ING does allow short sales, of course, where the house is sold, often to an investor, in satisfaction of the loan. If ING were rational, it would want to get as much money as possible out of such a short sale, and therefore make the house as attractive as possible to as many potential buyers as possible. Instead, it is going out of its way to exclude the one set of buyers which actively wants to buy houses in short-sale situations: AHP-backed investors who intend to lease the home back to the current owners.

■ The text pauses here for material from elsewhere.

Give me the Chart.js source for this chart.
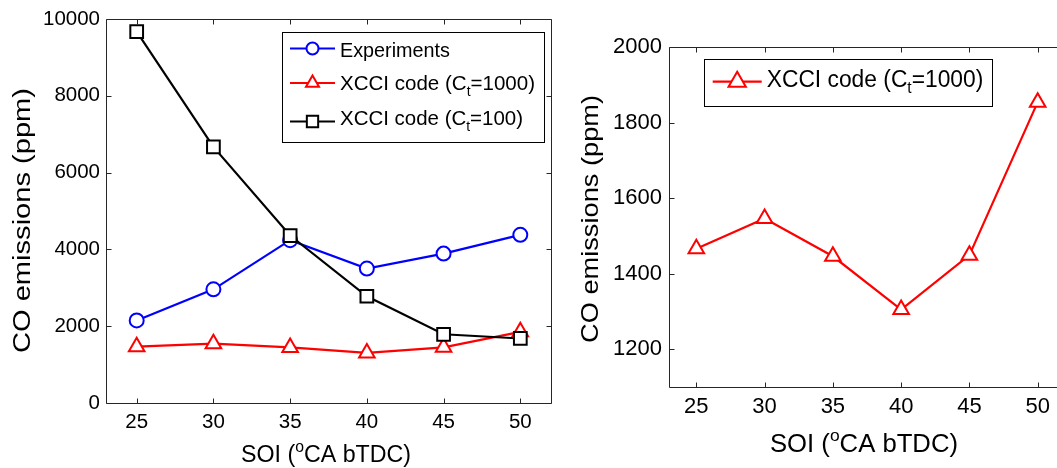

This is vindictiveness, plain and simple. ING might get more money if it played ball with AHP, but the homeowner wouldn’t suffer as much. Clearly, if ING is going to take “a significant loss”, then it needs an element of suffering on the part of the borrower — it’s a modern-day Shylock, demanding a pound of flesh which can do it no good whatsoever. ING gets no extra money if the homeowner is evicted as part of the short-sale proceedings. To the contrary, it will probably get less, since AHP makes its offers at full market price and doesn’t need to worry about the owners trashing the place when they’re forced out of their home.

Theoretically, AHP could try to do an end-run around ING’s absurd policies. It could give the family in question a place to camp out for a few weeks after being evicted, buy the house out of foreclosure for less than it was offering as a short sale, and then reinstate the family under its original terms. ING would get less money for the house, and on top of that pay large amounts of money to foreclose on the house, evict the family, and then sell the house. It’s a highly unattractive option for all concerned, especially the family which would have to move all of their stuff twice, and suffer the uncertainty of knowing whether they would be able to get their home back or not. In comparison, the AHP solution is a clear improvement for everybody, which leaves the inescapable conclusion that Adam Agostinelli and his paymasters are stupid, sadistic, or some combination of the two.

It’s worth mentioning the moral-hazard response only to dismiss it. I haven’t actually heard this argument made in any seriousness, but theoretically it could be made: if ING Direct allows short sales where the borrower stays in their home, then that reduces the cost of default, makes default more attractive, and therefore is liable to increase the default rate across the rest of ING’s portfolio. But if bankers think like that, they’re doomed.

AHP deals only with houses which are deep underwater, and where there is no way that the borrower can or even should attempt to pay off their mortgage in full. Maybe taking out the original loan was a bad idea, but that’s no crime, and doesn’t deserve gratuitous extra punishment. In all of AHP’s cases, the bank will end up selling the home at a loss. If it wants to minimize that loss, it should work with AHP. If it wants to maximize that loss, it should ignore AHP. In either case, its decision will make no difference whatsoever to other underwater borrowers and their propensity to default.

There’s one other possibility here. Maybe ING Direct is the servicer of the loan but not the beneficial owner of the loan, which has been securitized. In that case, it’s not ING which would get the benefit of a higher sale price, it’s the owners. On the other hand, if ING goes through elaborate foreclosure and eviction proceedings, it can charge those owners fees all the way along the process. Of course, the servicer is meant to be operating on behalf of the owners, but as we’ve seen many times, bondholders have no real ability to monitor what servicers do in their name, and have no control over what the servicers do even if they do find out. If foreclosure proceedings are a profit center for ING rather than a cost center, then suddenly its decision makes a lot more sense. If you can’t make money off the borrowers, make money off the lenders instead!